Looking at new construction anywhere from Sylvania to Perrysburg to the Waterville corridor? This is the part of the business I was built for. I'd rather stand next to you at the model than let you sign with the builder's rep and nobody on your side. Let's talk.
Adam Geuy, Realtor - NextHome Experience. ABR, PSA, SRS. Greater Toledo, Ohio. 419.540.8659.
Common questions
Do you need a home inspection on new construction in Greater Toledo?
Yes. It is not required by law and the builder will not push you toward it, but you should get one. On a new build you can actually inspect at three stages: pre-drywall (before the walls close up), a final walk-through before closing, and an 11-month warranty inspection right before the first year of builder coverage lapses. Each stage catches problems the others cannot.

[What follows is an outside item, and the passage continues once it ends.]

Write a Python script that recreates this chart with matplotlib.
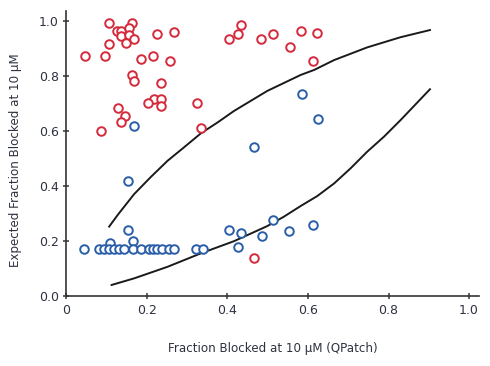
import matplotlib
matplotlib.use("Agg")
import matplotlib.pyplot as plt

# Red circles (fraction blocked QPatch, expected fraction blocked)
red_x = [0.106, 0.163, 0.125, 0.135, 0.156, 0.135, 0.156, 0.148, 0.167, 0.105,
         0.046, 0.095, 0.185, 0.214, 0.225, 0.267, 0.257, 0.163, 0.167, 0.236,
         0.218, 0.236, 0.203, 0.236, 0.127, 0.146, 0.135, 0.086, 0.323, 0.335,
         0.404, 0.425, 0.433, 0.483, 0.514, 0.582, 0.555, 0.623, 0.613, 0.465]
red_y = [0.993, 0.993, 0.963, 0.963, 0.972, 0.944, 0.948, 0.920, 0.932, 0.914,
         0.873, 0.872, 0.861, 0.873, 0.953, 0.960, 0.855, 0.804, 0.781, 0.773,
         0.714, 0.716, 0.700, 0.690, 0.682, 0.654, 0.631, 0.600, 0.700, 0.611,
         0.932, 0.953, 0.984, 0.934, 0.953, 0.964, 0.903, 0.954, 0.855, 0.139]

# Blue circles
blue_x = [0.167, 0.465, 0.584, 0.626, 0.154, 0.154, 0.164, 0.108,
          0.044, 0.081, 0.094, 0.106, 0.119, 0.131, 0.143, 0.164, 0.185,
          0.205, 0.215, 0.226, 0.237, 0.255, 0.267, 0.321, 0.338,
          0.404, 0.433, 0.425, 0.485, 0.514, 0.553, 0.613]
blue_y = [0.619, 0.542, 0.733, 0.642, 0.418, 0.240, 0.200, 0.191,
          0.170, 0.170, 0.170, 0.170, 0.170, 0.170, 0.170, 0.170, 0.170,
          0.170, 0.170, 0.170, 0.170, 0.170, 0.170, 0.170, 0.170,
          0.240, 0.230, 0.179, 0.219, 0.276, 0.237, 0.258]

# Upper and lower bound curves
upper_x = [0.106, 0.127, 0.168, 0.210, 0.251, 0.292, 0.334, 0.375, 0.416,
           0.499, 0.582, 0.615, 0.665, 0.747, 0.830, 0.903]
upper_y = [0.252, 0.294, 0.370, 0.433, 0.491, 0.540, 0.591, 0.630, 0.672,
           0.745, 0.803, 0.821, 0.857, 0.903, 0.940, 0.966]
lower_x = [0.112, 0.168, 0.251, 0.334, 0.416, 0.499, 0.540, 0.582, 0.623,
           0.665, 0.706, 0.747, 0.789, 0.830, 0.903]
lower_y = [0.040, 0.064, 0.106, 0.155, 0.199, 0.254, 0.288, 0.327, 0.363,
           0.409, 0.464, 0.524, 0.579, 0.639, 0.751]

x_ticks = [0, 0.2, 0.4, 0.6, 0.8, 1.0]
x_tick_labels = ["0", "0.2", "0.4", "0.6", "0.8", "1.0"]
y_ticks = [0.0, 0.2, 0.4, 0.6, 0.8, 1.0]
y_tick_labels = ["0.0", "0.2", "0.4", "0.6", "0.8", "1.0"]

plt.rcParams['font.family'] = ['DejaVu Sans']

fig = plt.figure(figsize=(4.9, 3.66), dpi=100)
ax = fig.add_axes([0.1357, 0.1913, 0.842, 0.7785])

RED = "#d42a3c"
BLUE = "#2a5ea8"
TXT = "#2e3140"

ax.plot(upper_x, upper_y, color="#1a1a1a", lw=1.4, zorder=2)
ax.plot(lower_x, lower_y, color="#1a1a1a", lw=1.4, zorder=2)

ax.scatter(red_x, red_y, s=38, facecolors="white", edgecolors=RED, linewidths=1.4, zorder=3)
ax.scatter(blue_x, blue_y, s=38, facecolors="white", edgecolors=BLUE, linewidths=1.4, zorder=3)

ax.set_xlim(0, 1.025)
ax.set_ylim(0, 1.035)
ax.set_xticks(x_ticks)
ax.set_xticklabels(x_tick_labels)
ax.set_yticks(y_ticks)
ax.set_yticklabels(y_tick_labels)

for s in ["top", "right"]:
    ax.spines[s].set_visible(False)
for s in ["left", "bottom"]:
    ax.spines[s].set_color("#333333")
    ax.spines[s].set_linewidth(1.2)

ax.tick_params(axis="both", direction="inout", length=5, width=1.1, color="#333333",
               labelsize=9, labelcolor=TXT, pad=3)

ax.set_xlabel("Fraction Blocked at 10 µM (QPatch)", fontsize=8.6, color=TXT)
ax.set_ylabel("Expected Fraction Blocked at 10 µM", fontsize=8.6, color=TXT)
ax.xaxis.set_label_coords(0.5, -0.16)
ax.yaxis.set_label_coords(-0.108, 0.477)

fig.savefig("out.png", dpi=100)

How much does a new construction inspection cost?
Around Greater Toledo, plan on about $500 total for a new build. Figure roughly $250 for the pre-drywall inspection while the framing is open, and another $250 to $300 for the final once the house is finished. Set that against one missed grading or flashing problem and the math is not close.
What does a builder warranty actually cover?
Most follow the industry-standard 1-2-10: one year on workmanship and materials, two years on the systems (plumbing, electrical, HVAC), and ten years on major structural defects, per 2-10 Home Buyers Warranty. Coverage varies by builder, which is worth checking before you pick one.